Probability of observing outliers using Tukey's fences



Tukey’s fences is one of the most popular simple outlier detectors for one-dimensional number arrays. This approach assumes that for a given sample, we calculate first and third quartiles (\(Q_1\) and \(Q_3\)), and mark all the sample elements outside the interval

\[[Q_1 - k (Q_3 - Q_1),\, Q_3 + k (Q_3 - Q_1)] \]

as outliers. Typical recommendation for \(k\) is \(1.5\) for “regular” outliers and \(3.0\) for “far outliers”. Here is a box plot example for a sample taken from the standard normal distributions (sample size is \(1000\)):


As we can see, 11 elements were marked as outliers (shown as dots). Is it an expected result or not? The answer depends on your goals. There is no single definition of an outlier. In fact, the chosen outlier detector provides a unique outlier definition.

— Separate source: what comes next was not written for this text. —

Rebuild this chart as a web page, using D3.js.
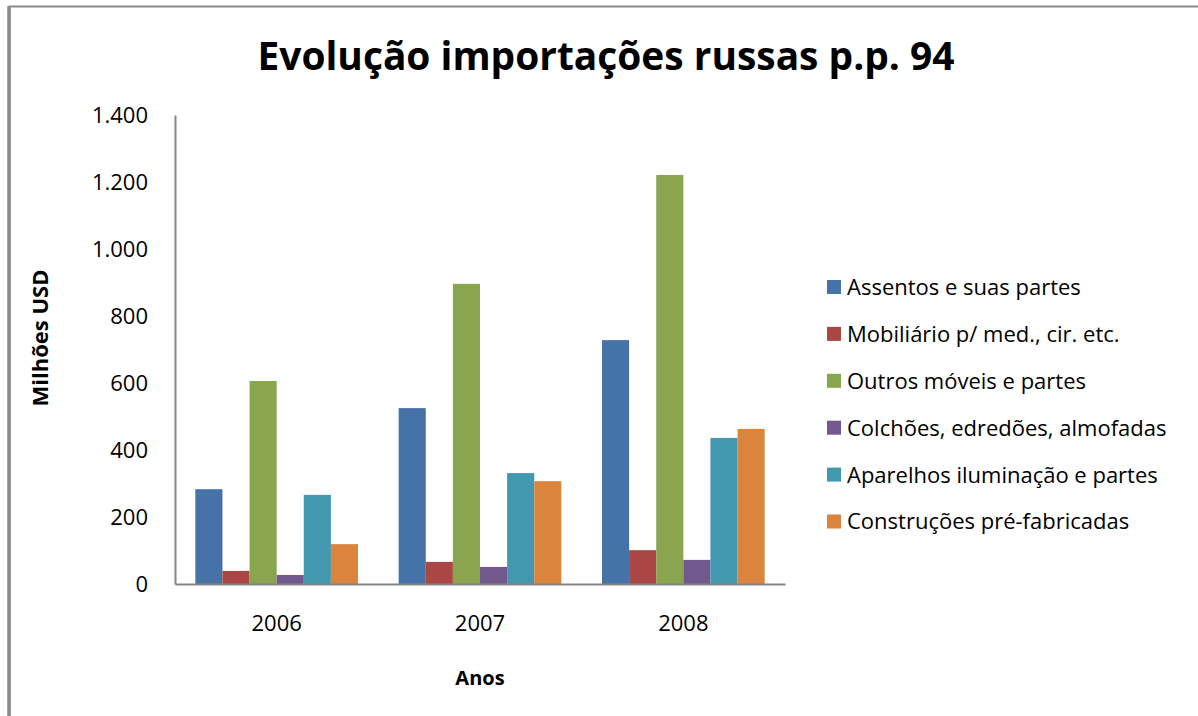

In my applications, I typically consider outliers as rare events that should be investigated. When I detect too many outliers, all such reports become useless noise. For example, on the above image, I wouldn’t treat any of the sample elements as outliers. However, If we add \(10.0\) to this sample, this element is an obvious outlier (which will be the only one):


Thus, an important property of an outlier detector is the “false positive rate”: the percentage of samples with detected outliers which I wouldn’t treat as outliers. In this post, I perform numerical simulations that show the probability of observing outliers using Tukey’s fences with different \(k\) values.

Numerical simulations

Let’s conduct the following numerical simulation:

  • Enumerate different distributions. We consider the standard normal distribution, the standard Gumbel distribution, and the standard exponential distribution.
  • Enumerate different \(k\) values. We consider \(k \in \{ 1.5, 2.0, 2.5, 3.0, 3.5 \}\).
  • Enumerate different samples sizes from 6 to 500.
  • Generate 1000 random samples from the given distribution of the given size.
  • For each sample, detect outliers using the considered \(k\) values.
  • Evaluate the percentage of samples that contain at least one outlier.

Here are the results:




As we can see, the “default” \(k=1.5\) provides extremely high detection rate. For huge samples, we detect outliers in almost all the cases regardless of the chosen distribution.

More conservative values give lower detection rate for the normal distribution, but they are still quite high for the Gumbel and the exponential distribution.